Alors "je réaffirme qu'il faut de toute urgence déployer une force armée spécialisée internationale", insiste le secrétaire général.

Une demande répétée également par l'ambassadeur d'Haïti à l'ONU Antonio Rodrigue. "L'heure est grave, il nous faut beaucoup plus d'action, il n'y a pas de place pour la lassitude", a-t-il déclaré devant le Conseil, notant que "sans sécurité, on ne peut prétendre à des élections honnêtes, transparentes et démocratiques".

En octobre, le secrétaire général avait relayé un appel à l'aide du Premier ministre Ariel Henry, demandant au Conseil de sécurité d'envoyer cette force. Mais sans résultat depuis: si quelques pays ont indiqué être prêts à y participer, aucun ne semble vouloir en prendre la tête.

Le Conseil a en revanche mis en place un régime de sanctions visant des chefs de gangs. Un des éléments qui peuvent "contribuer à surmonter la crise", selon Helen La Lime.

"Vide institutionnel"

Une crise sécuritaire et politique chronique qui s'est exacerbée ces derniers mois, accompagnée par une résurgence du choléra. 

Résultat, "le peuple haïtien subit la pire situation d'urgence humanitaire et de droits humains qu’il ait connu depuis des décennies", selon le rapport. 

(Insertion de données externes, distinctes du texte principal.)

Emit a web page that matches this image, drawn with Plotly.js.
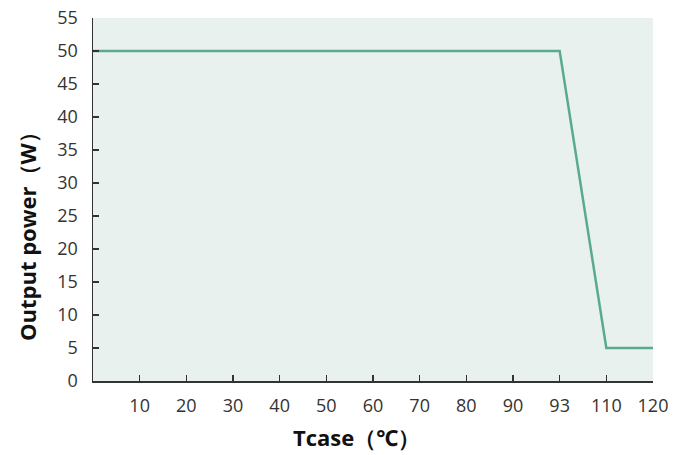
<!DOCTYPE html>
<html>
<head>
<meta charset="utf-8">
<script src="https://cdn.plot.ly/plotly-3.0.1.min.js"></script>
<style>html,body{margin:0;padding:0;background:#fff;}#chart{width:691px;height:455px;}</style>
</head>
<body>
<div id="chart"></div>
<script>
const categories = ['0','10','20','30','40','50','60','70','80','90','93','110','120'];
const tickLabels = ['10','20','30','40','50','60','70','80','90','93','110','120'];
const tcase = ['0','93','110','120'];
const power = [50, 50, 5, 5];
const xTitle = 'Tcase（℃）';
const yTitle = 'Output power（W）';

const trace = {
  x: tcase, y: power, type: 'scatter', mode: 'lines',
  line: {color: '#5aab8c', width: 2.5}, hoverinfo: 'skip'
};
const fam = 'Open Sans, Noto Sans, sans-serif';
const layout = {
  width: 691, height: 455,
  margin: {l: 93, r: 38, t: 18, b: 74},
  paper_bgcolor: '#ffffff', plot_bgcolor: '#e8f1ee',
  showlegend: false, font: {family: fam, color: '#333'},
  xaxis: {
    type: 'category', categoryorder: 'array', categoryarray: categories,
    range: [0, 12], tickmode: 'array', tickvals: tickLabels, ticktext: tickLabels,
    showgrid: false, zeroline: false, showline: true, linecolor: '#333', linewidth: 1.5,
    ticks: 'inside', ticklen: 6, tickwidth: 1.5, tickcolor: '#333',
    tickfont: {size: 18, color: '#333', family: fam}, ticklabelstandoff: 8
  },
  yaxis: {
    range: [0, 55], dtick: 5, tick0: 0,
    showgrid: false, zeroline: false, showline: true, linecolor: '#333', linewidth: 1.5,
    ticks: 'inside', ticklen: 6, tickwidth: 1.5, tickcolor: '#333',
    tickfont: {size: 18, color: '#333', family: fam}, ticklabelstandoff: 10
  },
  annotations: [
    {text: xTitle, xref: 'paper', yref: 'paper', x: (356 - 93) / 560, y: (455 - 437 - 74) / 363,
     xanchor: 'center', yanchor: 'middle', showarrow: false,
     font: {size: 22, color: '#111', family: fam, weight: 'bold'}},
    {text: yTitle, xref: 'paper', yref: 'paper', x: (27 - 93) / 560, y: (455 - 231 - 74) / 363,
     xanchor: 'center', yanchor: 'middle', showarrow: false, textangle: -90,
     font: {size: 22, color: '#111', family: fam, weight: 'bold'}}
  ]
};
Plotly.newPlot('chart', [trace], layout, {displayModeBar: false, staticPlot: true});
</script>
</body>
</html>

Avec une augmentation de 63% du prix du panier alimentaire moyen depuis 2021, 4,7 millions de personnes sont désormais en situation d'insécurité alimentaire aigüe, selon l'ONU. Et 58% de la population vit sous le seuil de pauvreté.

Dans ce contexte, le Fonds monétaire international a approuvé cette semaine une aide d'urgence de 105 millions de dollars pour Haïti, notamment pour soutenir la population la plus touchée par la hausse des prix alimentaires.

Le FMI a également reconnu les efforts réalisés par les autorités haïtiennes pour "restaurer la stabilité économique", notamment via l'adoption d'un budget pour 2023 "en ligne avec les objectifs convenus" dont celui de "renforcer la responsabilité dans la collecte et l'utilisation des ressources publiques".

Et ce malgré le "vide institutionnel" pointé du doigt par l'ONU. Faute d'élections organisées depuis 2016, Haïti ne compte depuis début janvier plus aucun représentant élu au niveau national.

Et la légitimité du Premier ministre, nommé 48 heures seulement avant l'assassinat du président Jovenel Moïse en juillet 2021, est largement remise en cause.

Plusieurs membres du Conseil de sécurité se sont toutefois dits encouragés par la signature en décembre entre des responsables politiques, économiques et de la société civile d'un accord pour l'organisation d'élections et la mise en place d'un nouveau gouvernement d'ici début 2024.

C'est une "opportunité pour les Haïtiens de restaurer la stabilité de leur pays et d'améliorer la gouvernance", a estimé le représentant américain Robert Wood.